42,000 new jobs forecast through regional growth pushing foreign investment
More than 42,000 new jobs are expected thanks to regional growth which helped drive a record number of foreign investment projects into the UK last year, according to a report out.
The amount of foreign direct investment schemes Britain attracted jumped by 20% in 2015 to hit 1,065, which is set to create the jobs, according to the annual UK Attractiveness Survey by accountancy giant EY.
It added this figure was the highest number of projects that has been brought to the UK in a single year since the report began in 1997.
Growth was driven by the North West which saw projects more than double to 118%. Scotland had its most successful year, rocketing by 51%, while the West Midlands saw foreign investment activity lift by 46%.
The report, for which over 440 international firms were interviewed, said the UK accounted for just under 21% of all the foreign investment in Europe, ahead of Germany, France and Spain.
Foreign investors said they were attracted to the UK's quality of life, culture, education, stability of social climate, telecommunications, and labour skills.
The European Economic Area - which includes the 28-nation EU bloc as well as countries such as Switzerland and Norway - hit a record 27.5% of all the investment into the UK last year.
This saw the European region overtake the North America Free Trade Area - the US, Canada and Mexico - as the most important trade region for foreign investment projects into the UK since the survey began.
However, the US remained the largest single country to invest in the UK.

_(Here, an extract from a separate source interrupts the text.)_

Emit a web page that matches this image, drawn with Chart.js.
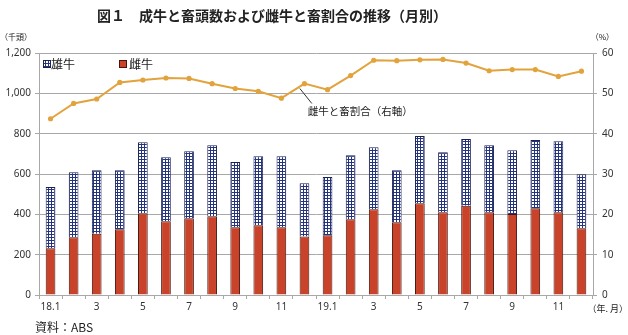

The survey also said projects from China jumped by 79%, while ventures from India lifted by 58%, "reflecting the Government's objective to forge stronger bonds with the largest emerging market countries".
EY chairman and UK & Ireland managing partner Steve Varley said: "The UK's performance in attracting foreign direct investment in 2015 was nothing short of stellar."
However, when the report asked investors how they expected to UK to fare over the next three years only 36% say they expect it to improve compared with 54% last year, the lowest score since 2010.
Mr Varley said: "It is possible that the upcoming referendum on the UK's membership of the EU is also weighing on investors' minds.
"It is certainly the case that EY's research demonstrates that any deterioration in the terms on which UK-based businesses can access the European Single Market would be a concern for investors."
The reported also highlighted that not all UK regions acted as magnates for foreign investment last year, with projects in Northern Ireland slumping by 62%, while Wales saw a 2% slip over the period.